#### Given records:
####

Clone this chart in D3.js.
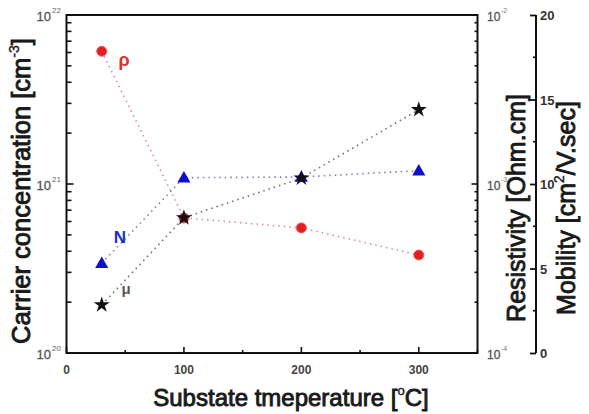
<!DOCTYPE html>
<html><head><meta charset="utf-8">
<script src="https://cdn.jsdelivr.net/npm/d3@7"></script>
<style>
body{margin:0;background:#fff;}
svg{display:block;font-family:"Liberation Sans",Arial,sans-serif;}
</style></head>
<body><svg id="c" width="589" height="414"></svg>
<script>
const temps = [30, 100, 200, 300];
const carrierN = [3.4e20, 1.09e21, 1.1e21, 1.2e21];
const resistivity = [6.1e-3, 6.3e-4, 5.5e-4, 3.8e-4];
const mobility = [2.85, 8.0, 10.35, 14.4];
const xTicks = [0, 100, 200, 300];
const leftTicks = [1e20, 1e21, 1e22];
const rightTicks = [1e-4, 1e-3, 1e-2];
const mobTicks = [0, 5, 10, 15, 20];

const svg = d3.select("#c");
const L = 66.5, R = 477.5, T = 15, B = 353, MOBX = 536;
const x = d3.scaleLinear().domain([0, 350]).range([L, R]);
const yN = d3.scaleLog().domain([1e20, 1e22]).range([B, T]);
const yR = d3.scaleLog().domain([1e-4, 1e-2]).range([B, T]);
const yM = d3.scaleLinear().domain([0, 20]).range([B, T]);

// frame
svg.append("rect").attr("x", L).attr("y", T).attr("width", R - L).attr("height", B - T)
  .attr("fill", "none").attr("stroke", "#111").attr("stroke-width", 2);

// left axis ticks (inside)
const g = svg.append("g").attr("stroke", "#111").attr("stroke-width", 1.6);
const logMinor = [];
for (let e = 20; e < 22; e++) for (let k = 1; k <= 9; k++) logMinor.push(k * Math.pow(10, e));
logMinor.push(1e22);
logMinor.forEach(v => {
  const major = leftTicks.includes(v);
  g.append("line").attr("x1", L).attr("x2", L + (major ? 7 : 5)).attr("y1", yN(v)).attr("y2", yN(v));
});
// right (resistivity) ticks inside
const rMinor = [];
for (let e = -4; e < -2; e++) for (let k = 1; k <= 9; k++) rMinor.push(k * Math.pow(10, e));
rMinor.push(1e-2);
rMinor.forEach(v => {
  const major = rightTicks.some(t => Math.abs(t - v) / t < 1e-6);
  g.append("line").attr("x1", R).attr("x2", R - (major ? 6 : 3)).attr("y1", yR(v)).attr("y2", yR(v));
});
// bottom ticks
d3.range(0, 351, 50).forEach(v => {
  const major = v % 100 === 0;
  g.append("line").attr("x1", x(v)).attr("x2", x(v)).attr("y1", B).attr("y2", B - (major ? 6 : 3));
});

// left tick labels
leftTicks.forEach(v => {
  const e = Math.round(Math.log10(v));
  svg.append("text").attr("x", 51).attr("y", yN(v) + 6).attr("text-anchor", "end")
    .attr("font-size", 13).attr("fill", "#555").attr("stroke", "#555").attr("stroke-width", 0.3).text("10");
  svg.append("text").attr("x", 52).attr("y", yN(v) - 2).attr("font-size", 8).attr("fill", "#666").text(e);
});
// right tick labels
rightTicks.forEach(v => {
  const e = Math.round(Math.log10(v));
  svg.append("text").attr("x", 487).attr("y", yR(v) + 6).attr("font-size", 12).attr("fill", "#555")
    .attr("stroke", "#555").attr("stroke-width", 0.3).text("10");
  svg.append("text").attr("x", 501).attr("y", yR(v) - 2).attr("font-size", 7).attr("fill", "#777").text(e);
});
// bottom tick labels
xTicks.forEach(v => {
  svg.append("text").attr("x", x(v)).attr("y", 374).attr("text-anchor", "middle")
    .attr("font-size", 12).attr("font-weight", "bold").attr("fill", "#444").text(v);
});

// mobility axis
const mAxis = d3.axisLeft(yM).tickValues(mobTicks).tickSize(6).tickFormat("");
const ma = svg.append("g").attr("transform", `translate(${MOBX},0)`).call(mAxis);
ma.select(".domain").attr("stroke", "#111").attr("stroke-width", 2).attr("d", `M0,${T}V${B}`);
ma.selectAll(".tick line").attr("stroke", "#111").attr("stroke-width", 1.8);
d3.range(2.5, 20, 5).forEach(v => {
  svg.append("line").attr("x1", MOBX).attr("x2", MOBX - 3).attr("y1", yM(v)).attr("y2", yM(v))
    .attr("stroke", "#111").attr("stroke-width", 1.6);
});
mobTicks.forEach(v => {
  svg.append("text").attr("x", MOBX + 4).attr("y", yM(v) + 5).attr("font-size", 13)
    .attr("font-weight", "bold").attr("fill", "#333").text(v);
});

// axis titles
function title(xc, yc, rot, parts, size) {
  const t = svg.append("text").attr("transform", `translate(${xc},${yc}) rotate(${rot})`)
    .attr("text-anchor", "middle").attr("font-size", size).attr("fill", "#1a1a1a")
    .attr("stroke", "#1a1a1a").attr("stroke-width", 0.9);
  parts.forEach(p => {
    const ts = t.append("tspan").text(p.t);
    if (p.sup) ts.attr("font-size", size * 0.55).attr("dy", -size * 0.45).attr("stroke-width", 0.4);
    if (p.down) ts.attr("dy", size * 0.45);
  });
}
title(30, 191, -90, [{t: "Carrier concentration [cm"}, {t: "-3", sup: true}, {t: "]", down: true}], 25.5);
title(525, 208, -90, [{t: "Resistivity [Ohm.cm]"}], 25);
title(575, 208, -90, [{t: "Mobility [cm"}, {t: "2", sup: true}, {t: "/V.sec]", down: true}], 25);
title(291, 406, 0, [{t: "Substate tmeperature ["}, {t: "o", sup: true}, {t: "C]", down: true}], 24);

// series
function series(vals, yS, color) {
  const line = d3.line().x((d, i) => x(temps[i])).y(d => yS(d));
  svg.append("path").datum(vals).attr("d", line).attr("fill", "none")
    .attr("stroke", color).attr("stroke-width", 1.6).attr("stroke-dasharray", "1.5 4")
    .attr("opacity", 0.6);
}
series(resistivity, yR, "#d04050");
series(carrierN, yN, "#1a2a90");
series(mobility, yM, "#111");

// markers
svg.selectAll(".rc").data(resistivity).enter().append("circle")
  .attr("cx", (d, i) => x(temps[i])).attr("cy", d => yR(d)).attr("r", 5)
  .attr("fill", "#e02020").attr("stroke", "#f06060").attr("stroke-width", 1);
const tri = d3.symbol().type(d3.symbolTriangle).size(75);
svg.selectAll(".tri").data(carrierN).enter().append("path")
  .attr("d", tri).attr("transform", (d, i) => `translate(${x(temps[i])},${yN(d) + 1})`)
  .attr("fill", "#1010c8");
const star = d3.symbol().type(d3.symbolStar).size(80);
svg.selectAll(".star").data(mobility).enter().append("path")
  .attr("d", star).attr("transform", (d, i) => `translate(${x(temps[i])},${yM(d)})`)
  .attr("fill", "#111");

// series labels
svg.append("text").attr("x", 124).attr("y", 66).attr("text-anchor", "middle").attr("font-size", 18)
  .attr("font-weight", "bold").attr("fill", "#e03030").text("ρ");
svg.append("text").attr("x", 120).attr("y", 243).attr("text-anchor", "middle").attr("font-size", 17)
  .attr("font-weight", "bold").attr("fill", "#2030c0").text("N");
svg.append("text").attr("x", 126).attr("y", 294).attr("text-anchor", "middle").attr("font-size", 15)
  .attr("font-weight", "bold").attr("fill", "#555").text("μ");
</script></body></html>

####

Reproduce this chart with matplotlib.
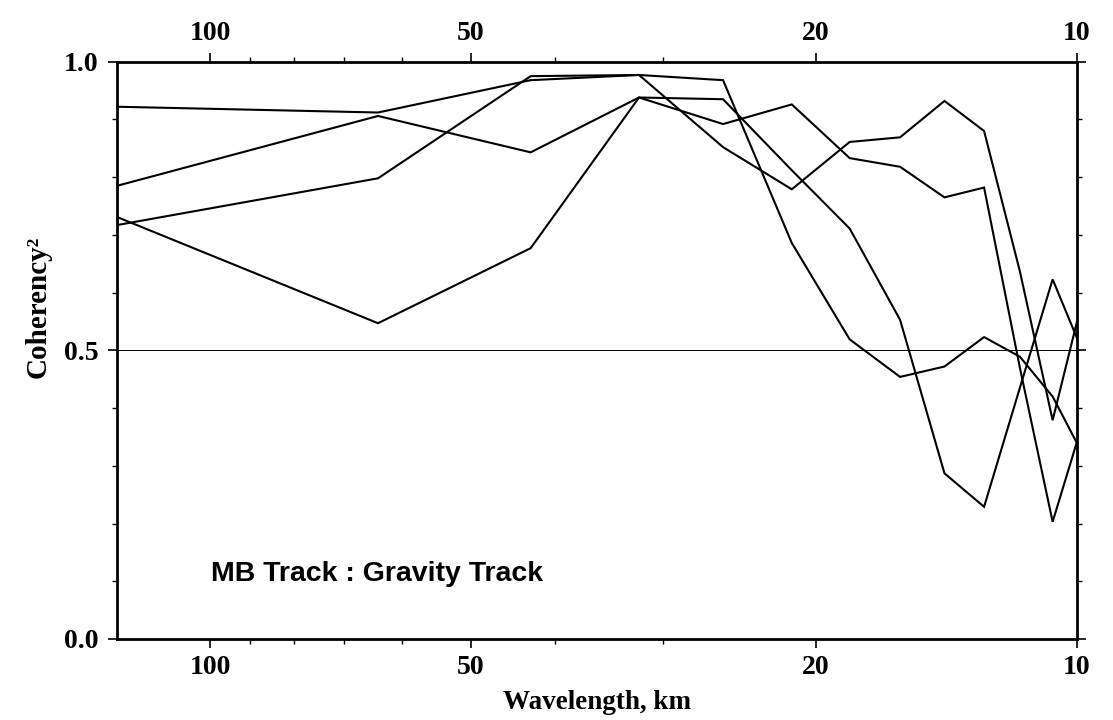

####

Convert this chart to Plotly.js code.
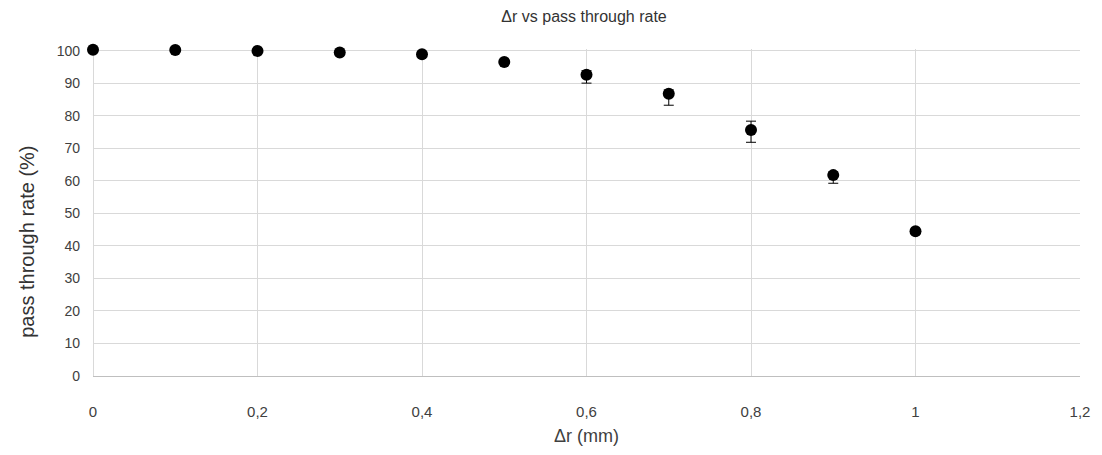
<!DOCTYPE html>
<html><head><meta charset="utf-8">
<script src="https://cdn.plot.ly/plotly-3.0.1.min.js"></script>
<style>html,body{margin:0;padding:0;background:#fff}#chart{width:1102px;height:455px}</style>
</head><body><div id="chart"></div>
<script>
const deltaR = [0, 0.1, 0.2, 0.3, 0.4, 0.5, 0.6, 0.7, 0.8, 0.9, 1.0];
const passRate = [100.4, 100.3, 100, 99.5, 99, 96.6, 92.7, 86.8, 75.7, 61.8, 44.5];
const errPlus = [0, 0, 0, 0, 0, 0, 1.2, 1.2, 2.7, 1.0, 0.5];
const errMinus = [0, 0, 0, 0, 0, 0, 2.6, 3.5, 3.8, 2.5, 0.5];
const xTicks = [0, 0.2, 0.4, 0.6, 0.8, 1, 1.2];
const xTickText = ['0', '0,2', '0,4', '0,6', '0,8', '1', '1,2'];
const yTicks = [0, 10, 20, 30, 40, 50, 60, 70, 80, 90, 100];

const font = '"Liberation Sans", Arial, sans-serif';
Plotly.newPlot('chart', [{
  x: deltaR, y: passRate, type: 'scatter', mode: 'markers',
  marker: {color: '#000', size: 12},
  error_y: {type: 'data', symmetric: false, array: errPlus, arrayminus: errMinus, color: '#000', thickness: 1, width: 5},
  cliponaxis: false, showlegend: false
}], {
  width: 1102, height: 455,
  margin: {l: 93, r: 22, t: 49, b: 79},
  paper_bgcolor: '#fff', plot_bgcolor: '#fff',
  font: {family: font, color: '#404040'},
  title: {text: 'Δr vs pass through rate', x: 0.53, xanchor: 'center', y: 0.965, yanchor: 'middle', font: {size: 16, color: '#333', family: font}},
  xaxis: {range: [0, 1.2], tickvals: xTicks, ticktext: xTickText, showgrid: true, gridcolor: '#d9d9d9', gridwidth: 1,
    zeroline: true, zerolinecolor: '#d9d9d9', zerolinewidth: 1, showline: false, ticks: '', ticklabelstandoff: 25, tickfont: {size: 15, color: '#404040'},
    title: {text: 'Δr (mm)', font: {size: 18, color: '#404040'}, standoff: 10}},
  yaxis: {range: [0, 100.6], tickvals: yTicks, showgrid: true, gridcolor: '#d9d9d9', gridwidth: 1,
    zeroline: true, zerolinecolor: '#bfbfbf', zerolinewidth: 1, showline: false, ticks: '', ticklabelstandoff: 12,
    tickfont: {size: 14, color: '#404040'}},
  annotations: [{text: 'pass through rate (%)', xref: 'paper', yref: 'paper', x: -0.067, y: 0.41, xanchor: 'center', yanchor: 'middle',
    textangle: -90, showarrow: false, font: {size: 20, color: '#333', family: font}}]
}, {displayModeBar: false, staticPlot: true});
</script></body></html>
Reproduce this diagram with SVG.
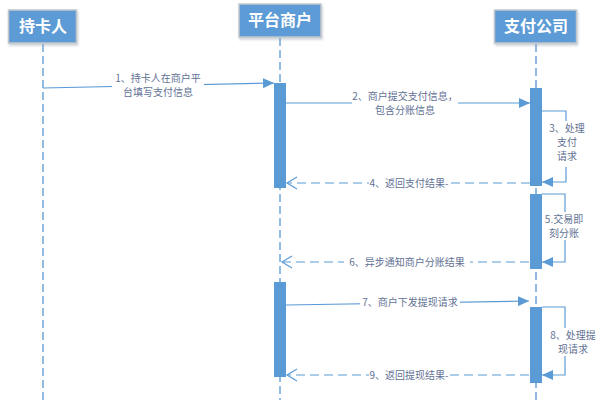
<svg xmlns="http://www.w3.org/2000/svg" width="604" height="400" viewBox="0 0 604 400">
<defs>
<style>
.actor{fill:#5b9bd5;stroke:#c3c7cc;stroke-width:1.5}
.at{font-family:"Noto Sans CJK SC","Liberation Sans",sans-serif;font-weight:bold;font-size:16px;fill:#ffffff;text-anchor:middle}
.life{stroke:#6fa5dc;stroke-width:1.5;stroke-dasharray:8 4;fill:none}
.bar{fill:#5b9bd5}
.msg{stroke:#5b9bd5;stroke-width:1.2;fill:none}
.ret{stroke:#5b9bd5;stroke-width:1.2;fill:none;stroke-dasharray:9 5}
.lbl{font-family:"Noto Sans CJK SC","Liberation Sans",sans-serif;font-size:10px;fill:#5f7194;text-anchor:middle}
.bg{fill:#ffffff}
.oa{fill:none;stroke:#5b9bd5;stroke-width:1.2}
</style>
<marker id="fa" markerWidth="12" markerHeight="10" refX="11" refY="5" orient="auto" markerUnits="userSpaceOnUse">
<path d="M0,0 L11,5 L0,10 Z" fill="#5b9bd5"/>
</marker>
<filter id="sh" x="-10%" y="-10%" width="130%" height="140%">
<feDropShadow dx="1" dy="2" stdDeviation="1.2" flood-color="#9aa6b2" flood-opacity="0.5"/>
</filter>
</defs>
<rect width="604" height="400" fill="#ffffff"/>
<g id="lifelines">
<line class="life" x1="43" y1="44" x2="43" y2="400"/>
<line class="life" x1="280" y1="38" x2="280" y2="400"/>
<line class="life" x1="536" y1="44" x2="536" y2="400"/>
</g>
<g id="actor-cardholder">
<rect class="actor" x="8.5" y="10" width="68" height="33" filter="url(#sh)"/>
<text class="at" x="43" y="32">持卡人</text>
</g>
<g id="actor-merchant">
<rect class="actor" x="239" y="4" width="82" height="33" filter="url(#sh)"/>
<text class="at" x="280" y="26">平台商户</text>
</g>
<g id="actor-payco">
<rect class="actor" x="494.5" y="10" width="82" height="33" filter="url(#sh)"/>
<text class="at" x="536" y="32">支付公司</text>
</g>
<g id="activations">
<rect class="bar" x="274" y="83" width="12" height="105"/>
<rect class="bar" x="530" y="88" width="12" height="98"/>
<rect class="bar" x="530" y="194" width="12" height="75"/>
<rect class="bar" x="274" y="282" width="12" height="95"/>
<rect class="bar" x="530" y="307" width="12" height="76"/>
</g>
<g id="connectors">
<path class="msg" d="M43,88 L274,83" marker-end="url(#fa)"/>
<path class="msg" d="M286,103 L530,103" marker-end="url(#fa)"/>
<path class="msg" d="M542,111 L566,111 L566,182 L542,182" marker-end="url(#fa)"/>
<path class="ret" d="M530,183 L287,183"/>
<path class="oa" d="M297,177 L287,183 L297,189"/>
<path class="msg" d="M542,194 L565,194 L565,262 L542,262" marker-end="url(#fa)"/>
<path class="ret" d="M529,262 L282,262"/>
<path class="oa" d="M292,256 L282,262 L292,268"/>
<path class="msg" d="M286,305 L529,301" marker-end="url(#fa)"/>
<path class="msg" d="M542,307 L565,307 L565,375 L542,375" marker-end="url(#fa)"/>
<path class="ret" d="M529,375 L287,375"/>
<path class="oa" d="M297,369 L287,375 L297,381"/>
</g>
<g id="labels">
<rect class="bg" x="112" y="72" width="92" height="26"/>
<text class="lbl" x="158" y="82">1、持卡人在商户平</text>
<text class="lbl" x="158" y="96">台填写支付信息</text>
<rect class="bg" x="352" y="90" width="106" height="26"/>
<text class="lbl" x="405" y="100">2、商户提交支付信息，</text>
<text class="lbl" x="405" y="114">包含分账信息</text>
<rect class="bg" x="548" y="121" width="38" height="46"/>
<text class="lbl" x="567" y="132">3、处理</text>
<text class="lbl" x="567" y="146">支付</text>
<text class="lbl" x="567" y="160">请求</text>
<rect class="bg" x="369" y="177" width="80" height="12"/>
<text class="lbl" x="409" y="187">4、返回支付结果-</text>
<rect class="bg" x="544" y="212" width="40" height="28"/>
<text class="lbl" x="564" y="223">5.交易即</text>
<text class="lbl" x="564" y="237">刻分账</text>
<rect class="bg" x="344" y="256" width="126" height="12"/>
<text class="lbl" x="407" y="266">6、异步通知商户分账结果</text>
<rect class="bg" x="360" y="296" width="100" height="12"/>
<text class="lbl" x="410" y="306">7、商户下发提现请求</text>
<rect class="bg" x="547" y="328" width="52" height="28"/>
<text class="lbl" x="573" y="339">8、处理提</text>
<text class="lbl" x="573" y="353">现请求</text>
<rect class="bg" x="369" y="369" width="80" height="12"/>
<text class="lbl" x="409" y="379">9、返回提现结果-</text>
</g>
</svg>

####

#### Task requirements:
Your task is to collect every line above that contains the word "Reproduce".

#### Finished task:
Reproduce this chart with matplotlib.
Reproduce this diagram with SVG.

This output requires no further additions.